The Trump campaign may or may not be falling apart this week as it struggles to explain their candidate’s determination to vent his spleen at a Gold Star family, alleging that the election will be “rigged” against him, making absurd remarks about getting a veteran’s purple heart, picking fights with Republicans who have endorsed him, fire marshals, and even a crying baby. And that’s forgetting last week’s “sarcastic” support for Russian hacking of the Democrats. Trump seems incapable of staying on message for more than a single speech or a day, let alone focusing on Hillary Clinton’s lies, a faltering Obama economy and even the latest details about the cash-for-hostages aspect of the Iran nuclear deal that he rightly opposes.

But, for a moment, let’s not be distracted by all the craziness that Trump stirs up and instead focus, as his followers keep asking us to do, on the issues. But if we do, then those conservatives that he has worked so hard to alienate in recent days find little reason to rally to his side.

Yesterday, Trump spoke on the Fox Business Network about his plans for the economy and what he said ought to sound very familiar to both liberals and conservatives. He advocated a massive increase in federal spending on infrastructure that would cost anywhere from $800 billion to $1 trillion. Trump calls this a jobs program that will put America back to work. But if you ignore the rhetorical flourishes and stick to what he is actually advocating and how he proposes to pay for it you can call it by another name: stimulus.

It was only seven years ago that the newly elected Barack Obama got a Democratic-run Congress to approve his plan to revive the economy. It cost around $800 billion and was supposed to provide “shovel-ready jobs” that Americans needed. It was supposed to be paid for by “Build America Bonds?” How did that work out?

Not that well. As the economy began an anemic recovery from the 2008 crash, the only thing stimulated by Obama’s stimulus was the size, reach and power of the federal government. Republican critics had pointed out that government can do a lot of things but in the long run only the private sector can build the economy and federal intervention always creates unintended consequences. They were right. That’s why opposition to Obama’s stimulus was, as much as the administration’s push for ObamaCare, the driving force behind the creation of the Tea Party in 2009 and 2010.

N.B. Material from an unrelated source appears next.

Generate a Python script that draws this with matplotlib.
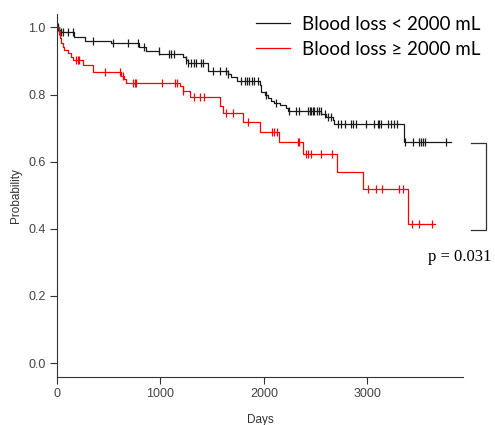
import numpy as np
import matplotlib
matplotlib.use("Agg")
import matplotlib.pyplot as plt

# Kaplan-Meier steps (days, survival after the step)
low_times = [0, 20, 35, 169, 275, 523, 797, 862, 990, 1215, 1242, 1262, 1457,
             1650, 1680, 1737, 1957, 1973, 2005, 2037, 2070, 2101, 2150, 2214,
             2230, 2553, 2601, 2665, 2681, 3350]
low_surv = [1.0, 0.993, 0.986, 0.970, 0.961, 0.955, 0.943, 0.931, 0.921, 0.913,
            0.903, 0.893, 0.870, 0.862, 0.853, 0.841, 0.829, 0.809, 0.799, 0.789,
            0.781, 0.774, 0.769, 0.759, 0.752, 0.742, 0.734, 0.724, 0.712, 0.658]
low_end = 3809
low_cens = [12, 40, 56, 104, 153, 346, 539, 684, 781, 845, 983, 1080, 1103, 1126,
            1248, 1264, 1297, 1322, 1345, 1393, 1409, 1505, 1577, 1635, 1650,
            1780, 1812, 1834, 1860, 1886, 1908, 1940, 2021, 2118, 2246, 2311,
            2343, 2423, 2440, 2456, 2471, 2488, 2510, 2529, 2548, 2585, 2616,
            2643, 2713, 2746, 2778, 2842, 2858, 2891, 2981, 3061, 3106, 3116,
            3126, 3203, 3229, 3254, 3283, 3367, 3438, 3502, 3519, 3534, 3560,
            3760]

high_times = [0, 18, 31, 40, 56, 72, 104, 137, 153, 249, 346, 620, 652, 668,
              1184, 1215, 1287, 1577, 1602, 1795, 1957, 2143, 2375, 2703, 2955,
              3390]
high_surv = [1.0, 0.988, 0.968, 0.953, 0.943, 0.933, 0.923, 0.913, 0.903, 0.888,
             0.868, 0.855, 0.845, 0.834, 0.824, 0.812, 0.794, 0.766, 0.744, 0.717,
             0.689, 0.660, 0.623, 0.570, 0.519, 0.414]
high_end = 3657
high_cens = [20, 185, 201, 217, 459, 610, 636, 733, 749, 765, 1016, 1145, 1164,
             1215, 1322, 1377, 1425, 1635, 1705, 1850, 2079, 2092, 2130, 2327,
             2343, 2407, 2423, 2456, 2553, 2659, 3003, 3084, 3138, 3309, 3348,
             3432, 3496, 3625]

labels = ["Blood loss < 2000 mL", "Blood loss \u2265 2000 mL"]
colors = ["#1a1a1a", "#ff0000"]
x_ticks = [0, 1000, 2000, 3000]
y_ticks = [0.0, 0.2, 0.4, 0.6, 0.8, 1.0]
p_text = "p = 0.031"

fig = plt.figure(figsize=(4.95, 4.25), dpi=100)
ax = fig.add_axes([57 / 495, 48 / 425, 406 / 495, 363 / 425])

groups = [(low_times, low_surv, low_end, low_cens),
          (high_times, high_surv, high_end, high_cens)]
handles = []
for (t, s, end, cens), col, lab in zip(groups, colors, labels):
    t = np.array(t + [end])
    s = np.array(s + [s[-1]])
    ln, = ax.step(t, s, where="post", color=col, lw=0.9, label=lab)
    handles.append(ln)
    c = np.array(cens)
    cs = s[np.searchsorted(t, c, side="right") - 1]
    ax.plot(c, cs, ls="none", marker="|", ms=6, mew=0.9, color=col)

ax.set_xlim(0, 3923)
ax.set_ylim(-0.0417, 1.04)
ax.set_xticks(x_ticks)
ax.set_yticks(y_ticks)
ax.set_xticklabels([str(v) for v in x_ticks])
ax.set_yticklabels(["%.1f" % v for v in y_ticks])
for side in ["top", "right"]:
    ax.spines[side].set_visible(False)
for side in ["left", "bottom"]:
    ax.spines[side].set_color("#333333")
    ax.spines[side].set_linewidth(0.8)
ax.tick_params(direction="out", length=5, width=0.8, color="#333333",
               labelcolor="#444444", labelsize=9, pad=3)
for lbl in ax.get_xticklabels() + ax.get_yticklabels():
    lbl.set_family("Liberation Sans")
ax.set_xlabel("Days", family="Liberation Sans", fontsize=8.5, color="#333333",
              labelpad=10)
ax.set_ylabel("Probability", family="Liberation Sans", fontsize=8.5,
              color="#333333", labelpad=5)

fig.legend(handles=handles, labels=labels, loc="upper left",
           bbox_to_anchor=(252 / 495, 1 - 12 / 425), frameon=False,
           prop={"family": "Lato", "size": 13.5}, handlelength=1.85,
           handletextpad=0.6, labelspacing=0.42, borderaxespad=0, borderpad=0.2)

# bracket and p-value
ax.plot([4005, 4150, 4150, 4005], [0.656, 0.656, 0.396, 0.396], color="#333333",
        lw=0.9, clip_on=False)
ax.text(3580, 0.316, p_text, family="Liberation Serif", fontsize=12,
        ha="left", va="center", color="black", clip_on=False)

fig.savefig("out.png", dpi=100)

The plan is in keeping with Trump’s well-known affection for debt. But while he supposedly made fortunes on leveraging debt, the taxpayers on the hook for another trillion added to the federal debt won’t make a dime from it. Though Trump claims he can reduce the deficit (though he has yet to reveal how it could be magically achieved via the increased spending and lower taxes he promises), the infrastructure spending would increase it if the federal government actually deployed that money. And that’s even before we take into account the fact that the wall that he says he will build will be paid for by Americans one way or the other (either via increased taxes or the costs of goods that will be heavily taxed and tariffs on our exports in Trump’s planned trade war) not the Mexicans.

So the question for Trump acolytes who now pose as the arbiters of what it means to be a conservative, what is it about Trump’s stimulus that makes should make it more acceptable to Republican voters than Obama’s?

The answer is nothing. In fact, on this point, Trump is actually running to the left of Hillary Clinton, who, amid a laundry list of big-ticket liberal spending plans in her acceptance speech last week, only plans to spend $275 billion on infrastructure.

There is an infrastructure problem in this country but the notion that it can be solved by a massive increase in federal spending has always been an article of faith for liberals, not conservatives. Moreover, the beef against the Republican Congress that was given landslide victories in 2010 and 2014 by outraged voters was that it was too weak in opposing more Obama spending. But what some of the same voters have now done is to channel that anger into nominating someone who wants to outspend the Democrats. I’ve yet to hear a rational explanation for that fact.

If some conservatives find themselves unable to back the GOP candidate it is not because they are closet liberals all along but due to the fact that many of the positions taken by the Republican nominee are actually to the left of the Democrat. When it comes to spending and foreign policy, what Republicans have done is to choose someone who is, for all of his rhetorical attacks on the president, closer to Obama than Clinton. Of course, Clinton has chased Sanders voters far to the left on many other points. But the same is true of Trump. On this issue, as on his appeasement of Russia, protectionism and isolationism, Trump is the same big government liberal that he’s always been, albeit with a generous helping of authoritarian intolerance thrown in for good measure. If many of those who cheered the revolt against Obama’s stimulus find themselves in a quandary as to how to vote this November, it’s because their choices are sadly limited to two shades of liberalism.